*STATED TASK*:
Print, word for word, the opening line of the data below and every line after it through the line that contains "import * as", but not the pictures.

= = = = = = =

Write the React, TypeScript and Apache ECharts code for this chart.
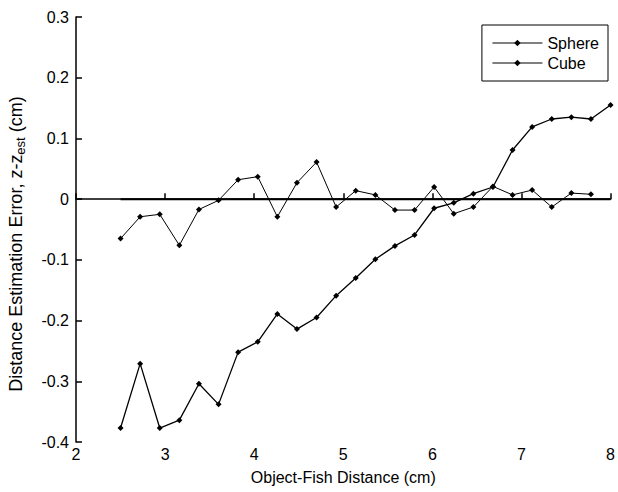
import React, { useEffect, useRef } from "react";
import * as echarts from "echarts";

const xValues = [2.5, 2.72, 2.94, 3.16, 3.38, 3.6, 3.82, 4.04, 4.26, 4.48, 4.7, 4.92, 5.14, 5.36, 5.58, 5.8, 6.02, 6.24, 6.46, 6.68, 6.9, 7.12, 7.34, 7.56, 7.78, 8.0];
const sphereValues = [-0.065, -0.029, -0.025, -0.076, -0.017, -0.002, 0.032, 0.037, -0.029, 0.027, 0.061, -0.013, 0.014, 0.007, -0.018, -0.018, 0.02, -0.024, -0.013, 0.021, 0.007, 0.015, -0.013, 0.01, 0.008];
const cubeValues = [-0.377, -0.271, -0.377, -0.364, -0.304, -0.338, -0.252, -0.235, -0.189, -0.214, -0.195, -0.159, -0.13, -0.099, -0.077, -0.059, -0.015, -0.006, 0.009, 0.02, 0.081, 0.119, 0.132, 0.135, 0.132, 0.155];
const zeroLineX = [2.5, 8];
const zeroLineY = [0, 0];
const seriesNames = ["Sphere", "Cube"];
const xTitle = "Object-Fish Distance (cm)";
const yTitleParts = ["Distance Estimation Error, z-z", "est", " (cm)"];

const FONT = "'Liberation Sans', Arial, Helvetica, sans-serif";

export default function App() {
  const ref = useRef<HTMLDivElement>(null);
  useEffect(() => {
    if (!ref.current) return;
    const chart = echarts.init(ref.current, null, { renderer: "svg" });
    const pair = (xs: number[], ys: number[]) => ys.map((y, i) => [xs[i], y]);
    chart.setOption({
      animation: false,
      backgroundColor: "#fff",
      textStyle: { fontFamily: FONT, color: "#000" },
      grid: { left: 76, right: 5, top: 17, bottom: 50, containLabel: false },
      legend: {
        data: seriesNames,
        orient: "vertical",
        right: 10,
        top: 25,
        itemWidth: 50,
        itemHeight: 8,
        itemGap: 4,
        padding: [10, 9, 10, 10],
        borderColor: "#000",
        borderWidth: 1,
        lineStyle: { width: 1 },
        textStyle: { fontFamily: FONT, fontSize: 16, color: "#000", lineHeight: 16 },
      },
      graphic: [
        {
          type: "text",
          x: 16,
          y: 244,
          rotation: Math.PI / 2,
          style: {
            text: `{a|${yTitleParts[0]}}{b|${yTitleParts[1]}}{a|${yTitleParts[2]}}`,
            align: "center",
            verticalAlign: "middle",
            fill: "#000",
            rich: {
              a: { fontFamily: FONT, fontSize: 18, fill: "#000", lineHeight: 20 },
              b: { fontFamily: FONT, fontSize: 13, fill: "#000", lineHeight: 20, padding: [9, 0, 0, 0] },
            },
          },
        },
      ],
      xAxis: {
        type: "value",
        min: 2,
        max: 8,
        interval: 1,
        name: xTitle,
        nameLocation: "middle",
        nameGap: 27,
        nameTextStyle: { fontFamily: FONT, fontSize: 16, color: "#000", verticalAlign: "top" },
        axisLine: { show: true, lineStyle: { color: "#000", width: 1.5 } },
        axisTick: { show: true, inside: true, length: 6, lineStyle: { color: "#000", width: 1.5 } },
        axisLabel: { fontFamily: FONT, fontSize: 16, color: "#000", margin: 4 },
        splitLine: { show: false },
      },
      yAxis: {
        type: "value",
        min: -0.4,
        max: 0.3,
        interval: 0.1,
        axisLine: { show: true, lineStyle: { color: "#000", width: 1.5 } },
        axisTick: { show: true, inside: true, length: 6, lineStyle: { color: "#000", width: 1.5 } },
        axisLabel: { fontFamily: FONT, fontSize: 16, color: "#000", margin: 7 },
        splitLine: { show: false },
      },
      series: [
        {
          name: seriesNames[0],
          type: "line",
          data: pair(xValues, sphereValues),
          symbol: "diamond",
          symbolSize: 6,
          lineStyle: { color: "#000", width: 1 },
          itemStyle: { color: "#000" },
          z: 3,
        },
        {
          name: seriesNames[1],
          type: "line",
          data: pair(xValues, cubeValues),
          symbol: "diamond",
          symbolSize: 6,
          lineStyle: { color: "#000", width: 1.3 },
          itemStyle: { color: "#000" },
          z: 3,
        },
        {
          name: "zero",
          type: "line",
          data: pair(zeroLineX, zeroLineY),
          symbol: "none",
          lineStyle: { color: "#000", width: 2 },
          z: 2,
          silent: true,
        },
      ],
    });
    return () => chart.dispose();
  }, []);
  return (
    <div
      ref={ref}
      style={{ position: "absolute", left: 0, top: 0, width: 618, height: 492 }}
    />
  );
}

= = = = = = =

*ANSWER IN FULL*:
Write the React, TypeScript and Apache ECharts code for this chart.
import React, { useEffect, useRef } from "react";
import * as echarts from "echarts";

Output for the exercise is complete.